80-degree field-of-view transmissive metasurface-based spatial light modulator

TL;DR

This paper presents a high-resolution, all-solid-state transmissive spatial light modulator based on dielectric metasurfaces with an 80-degree field of view, suitable for advanced optical applications like AR, LiDAR, and optical computing.

Contribution

It introduces a programmable metasurface-based SLM with electrical tunability and a large field of view, combining dielectric metasurfaces with liquid crystal technology for the first time.

Findings

Achieved ~1 um pixel resolution in the SLM.

Demonstrated programmable beam steering with high side mode suppression (~6 dB).

Enhanced field of view to ~80 degrees using a 3D printed microlens.

Abstract

Compact, lightweight and high-performance spatial light modulators (SLMs) are crucial for modern optical technologies. The drive for pixel miniaturization, necessary to improve their performance, has led to a promising alternative, active optical metasurfaces, which enable tunable subwavelength wavefront manipulation. Here, we demonstrate an all-solid-state programmable transmissive SLM device based on Huygens dielectric metasurfaces. The metasurface features electrical tunability, provided by mature liquid crystals (LCs) technology. In contrast to conventional LC SLMs, our device enables high resolution with a pixel size of ~1 um.

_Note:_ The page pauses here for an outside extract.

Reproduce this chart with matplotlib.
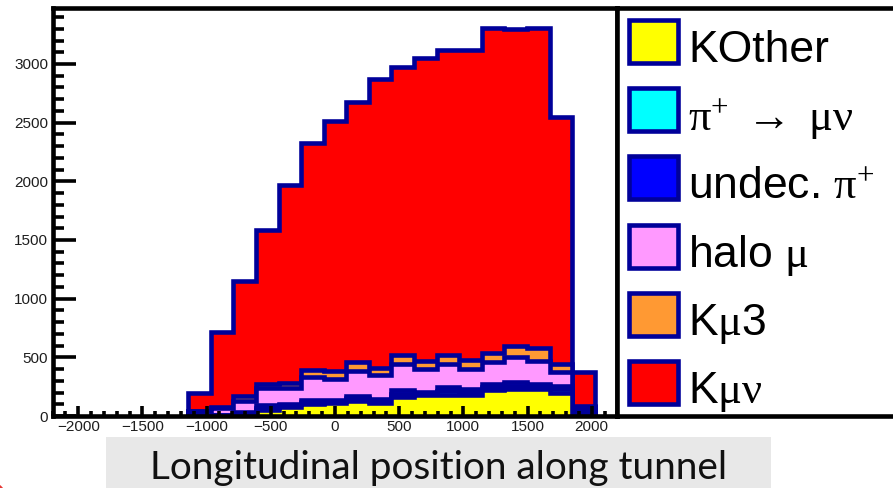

We demonstrate its performance by realizing programmable beam steering, which exhibits high side mode suppression ratio of ~6 dB. By complementing the device with a 3D printed doublet microlens, fabricated using two-photon polymerization, we enhance the field of view up to ~80 degrees. The developed prototype paves the way to compact, efficient and multifunctional devices for next generation augmented reality displays, light detection and ranging (LiDAR) systems and optical computing.